I'm really sensitive to sounds and smells. I don't have any friends and keep to myself in school so I have less to think about. It just feels like I'm trying to work out all the variables to everything at once.

I was just wondering if anyone else had the same sort of problem and

if they had any ideas on how to help out?

Thanks, Patrick.

Hi Patrick. I experience not being able to stop thinking about everything that pops into my head so it all stacks up too. I have found the following helpful

Step 1
Tell myself "I'm busy right now, I can think about that later".

Step 2
If the thoughts persist, continue to tell myself "I'm busy right now, I can think about that later".

Step 3
Take the time to express the thoughts that have been repeatedly going through my mind.

Sometimes Step 1 is enough to stop a thought from repeatedly running through my mind and at other times it takes Step two aswel or Step 2 and 3 to deal with the thoughts.

I find that I need to see the thoughts in a form that allows me to better process them in order for them to stop repeating. Drawing a sticklady, to represent me, in the centre of an A4 sheet, then creating a spider diagram of all the thoughts that have been going through my mind, enables me to get the thoughts out of my head and into a form that allows me to see what I have been thinking about more clearly.

Some of the thoughts that clog up my mind only need to be expressed in order to prevent them from continuing to clog up my mind. There are other thoughts however, that require more attention or they will just continue to return. For example, if there is a situation that requires a descision, then writing out pros and cons can help.

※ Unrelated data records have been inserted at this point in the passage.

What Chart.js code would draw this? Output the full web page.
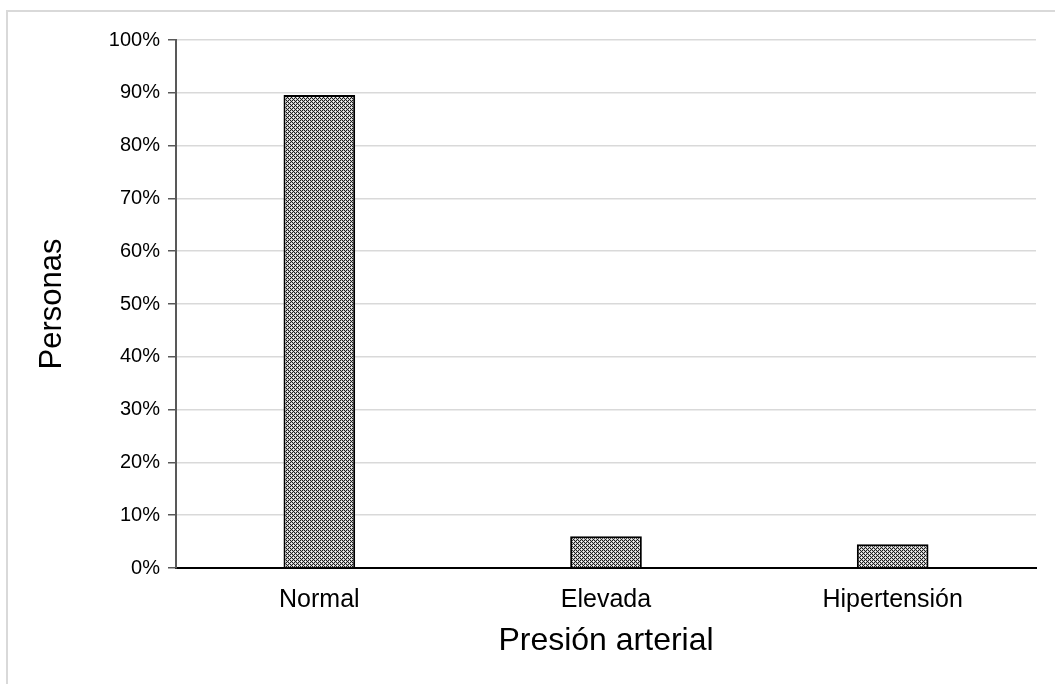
<!DOCTYPE html>
<html>
<head>
<meta charset="utf-8">
<script src="https://cdn.jsdelivr.net/npm/chart.js@4"></script>
<style>
  html, body { margin: 0; padding: 0; background: #fff; }
  #wrap { position: relative; width: 1055px; height: 684px; }
</style>
</head>
<body>
<div id="wrap"><canvas id="chart" width="1055" height="684"></canvas></div>
<script>
const categories = ['Normal', 'Elevada', 'Hipertensión'];
const personas = [0.896, 0.06, 0.045];
const yTicks = [0, 0.1, 0.2, 0.3, 0.4, 0.5, 0.6, 0.7, 0.8, 0.9, 1];

// dotted fill like the office "dotted grid" pattern
function makePattern() {
    const c = document.createElement('canvas');
    c.width = 8; c.height = 8;
    const g = c.getContext('2d');
    for (let y = 0; y < 8; y++) {
        for (let x = 0; x < 8; x++) {
            let col = ((x + y) % 2 === 0) ? '#1c1c1c' : '#c4c4c4';
            if (x % 4 === 1 && y % 4 === 1) col = '#ffffff';
            if (x % 4 === 3 && y % 4 === 3) col = '#f0f0f0';
            g.fillStyle = col;
            g.fillRect(x, y, 1, 1);
        }
    }
    return g.createPattern(c, 'repeat');
}

const frame = {
    id: 'frame',
    beforeDraw(chart) {
        const ctx = chart.ctx;
        ctx.save();
        ctx.strokeStyle = '#d9d9d9';
        ctx.lineWidth = 2;
        ctx.beginPath();
        ctx.moveTo(7, 684);
        ctx.lineTo(7, 11);
        ctx.lineTo(1055, 11);
        ctx.stroke();
        ctx.restore();
    }
};

new Chart(document.getElementById('chart'), {
    type: 'bar',
    data: {
        labels: categories,
        datasets: [{
            data: personas,
            backgroundColor: makePattern(),
            borderColor: '#000',
            borderWidth: 2,
            barPercentage: 0.25,
            categoryPercentage: 1
        }]
    },
    options: {
        responsive: false,
        animation: false,
        layout: { padding: { left: 0, top: 40, right: 19, bottom: 0 } },
        plugins: { legend: { display: false }, tooltip: { enabled: false } },
        scales: {
            x: {
                grid: { display: false, drawTicks: false },
                border: { display: true, color: '#000', width: 2 },
                ticks: {
                    color: '#000', padding: 17,
                    font: { family: 'Liberation Sans', size: 25 }
                },
                title: {
                    display: true, text: 'Presión arterial', color: '#000',
                    font: { family: 'Liberation Sans', size: 32 },
                    padding: { top: 0, bottom: 24 }
                },
                afterFit(scale) { scale.height = 116; }
            },
            y: {
                min: 0, max: 1,
                afterBuildTicks(scale) { scale.ticks = yTicks.map(v => ({ value: v })); },
                grid: { color: '#d9d9d9', lineWidth: 1.5, tickLength: 8, tickColor: '#595959' },
                border: { color: '#595959', width: 2 },
                ticks: {
                    color: '#000', padding: 8,
                    font: { family: 'Liberation Sans', size: 20 },
                    callback: v => Math.round(v * 100) + '%'
                },
                title: {
                    display: true, text: 'Personas', color: '#000',
                    font: { family: 'Liberation Sans', size: 31 },
                    padding: { top: 34, bottom: 0 }
                },
                afterFit(scale) { scale.width = 176; }
            }
        }
    },
    plugins: [frame]
});
</script>
</body>
</html>
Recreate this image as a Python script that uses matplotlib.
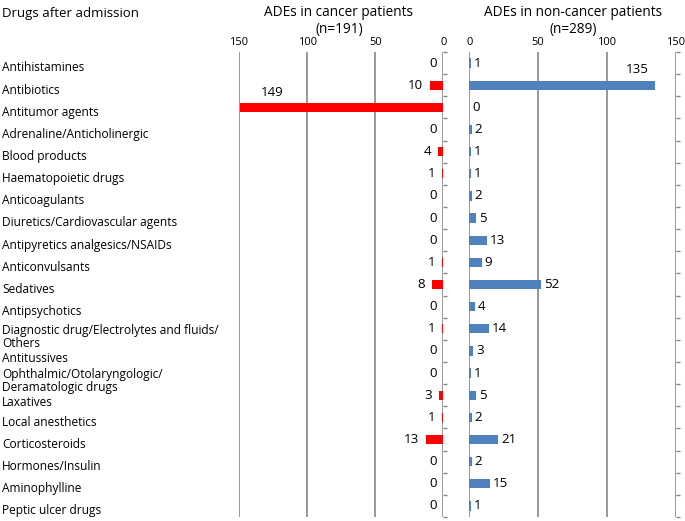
import numpy as np
import matplotlib
matplotlib.use('Agg')
import matplotlib.pyplot as plt
from matplotlib.transforms import blended_transform_factory, offset_copy

plt.rcParams['font.family'] = ['Open Sans', 'DejaVu Sans']

drugs = ['Antihistamines', 'Antibiotics', 'Antitumor agents', 'Adrenaline/Anticholinergic',
         'Blood products', 'Haematopoietic drugs', 'Anticoagulants',
         'Diuretics/Cardiovascular agents', 'Antipyretics analgesics/NSAIDs', 'Anticonvulsants',
         'Sedatives', 'Antipsychotics', 'Diagnostic drug/Electrolytes and fluids/\nOthers',
         'Antitussives', 'Ophthalmic/Otolaryngologic/\nDeramatologic drugs', 'Laxatives',
         'Local anesthetics', 'Corticosteroids', 'Hormones/Insulin', 'Aminophylline',
         'Peptic ulcer drugs']
cancer = [0, 10, 149, 0, 4, 1, 0, 0, 0, 1, 8, 0, 1, 0, 0, 3, 1, 13, 0, 0, 0]
noncancer = [1, 135, 0, 2, 1, 1, 2, 5, 13, 9, 52, 4, 14, 3, 1, 5, 2, 21, 2, 15, 1]
ticks = [0, 50, 100, 150]

red = '#FF0000'
blue = '#4F81BD'
grid = '#868686'
fs = 8.6
vfs = 9.6

fig = plt.figure(figsize=(6.85, 5.21), dpi=100)
axL = fig.add_axes([239/685, 1 - 517/521, 204.4/685, 465/521])
axR = fig.add_axes([469.3/685, 1 - 517/521, 206.4/685, 465/521])

y = np.arange(len(drugs))

for ax in (axL, axR):
    ax.set_ylim(len(drugs) - 0.5, -0.5)
    ax.set_xlim(0, 150)
    ax.set_xticks(ticks)
    ax.xaxis.tick_top()
    ax.tick_params(axis='x', length=0, pad=3, labelsize=8)
    for s in ax.spines.values():
        s.set_visible(False)
    ax.grid(axis='x', color=grid, linewidth=1.2)
    ax.set_axisbelow(True)
    ax.set_yticks(np.arange(len(drugs) + 1) - 0.5, minor=True)
    ax.set_yticks([])
    ax.yaxis.tick_right()
    ax.tick_params(axis='y', which='minor', length=3, color=grid, width=1, direction='out')

axL.invert_xaxis()

axL.barh(y, cancer, height=0.42, color=red)
axR.barh(y, noncancer, height=0.42, color=blue)

for i, v in enumerate(cancer):
    if v > 100:
        axL.annotate(str(v), (v, i), xytext=(23, 11), textcoords='offset points',
                     ha='center', va='center', fontsize=vfs)
    else:
        axL.annotate(str(v), (v, i), xytext=(-5, 0), textcoords='offset points',
                     ha='right', va='center', fontsize=vfs)

for i, v in enumerate(noncancer):
    if v > 100:
        axR.annotate(str(v), (v, i), xytext=(-13, 11), textcoords='offset points',
                     ha='center', va='center', fontsize=vfs)
    else:
        axR.annotate(str(v), (v, i), xytext=(2, 0), textcoords='offset points',
                     ha='left', va='center', fontsize=vfs)

# category names at the far left
base = blended_transform_factory(fig.transFigure, axL.transData)
prev_multi = False
for i, name in enumerate(drugs):
    multi = '\n' in name
    if multi:
        dy = -5.8
    elif prev_multi:
        dy = -5.6
    else:
        dy = -3.5
    tr = offset_copy(base, fig=fig, x=0, y=dy, units='points')
    axL.text(2/685, i, name, transform=tr, ha='left', va='center',
             fontsize=fs, linespacing=1.05)
    prev_multi = multi

fig.text(2/685, 1 - 13/521, 'Drugs after admission', ha='left', va='center', fontsize=9.5)
fig.text(339/685, 1 - 21/521, 'ADEs in cancer patients\n(n=191)', ha='center', va='center',
         fontsize=9.8, linespacing=1.2)
fig.text(573/685, 1 - 21/521, 'ADEs in non-cancer patients\n(n=289)', ha='center', va='center',
         fontsize=9.8, linespacing=1.2)

fig.savefig('out.png', dpi=100)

Some thoughts are intertwined with emotions, which I can't process in my head. I find it possible to identify and process my emotions by expressing them through drawn pictures and written words. I've also tried speaking my thoughts into a voice recorder and listening back to them but I didn't find this as effective for me.

Taking time to allow my mind to relax can also aid in preventing my mind from constantly thinking and trying to work out all the variables.

- watching a slideshow of images that make me feel relaxed.
- watching nature programs that are primarily shots of the natural world, with no human drama, and a voice over that is essentially describing what is on the screen.
-performing a repatative task such as knitting, making friendship bracelets, oragami or counting out coins.
-activities that are completely absorbing but that aren't exciting or adrenaline inducing eg watching a movie, sudoku, crossword etc.

I use ear defenders and/or ear plugs to cut down auditory stimuli. There are noise cancelling head phones which I've heard can help but I've not tried them myself.
 
Yep. My counselor calls this "deathcake." We spent weeks working on it. It's getting better but I can still get ambushed by it.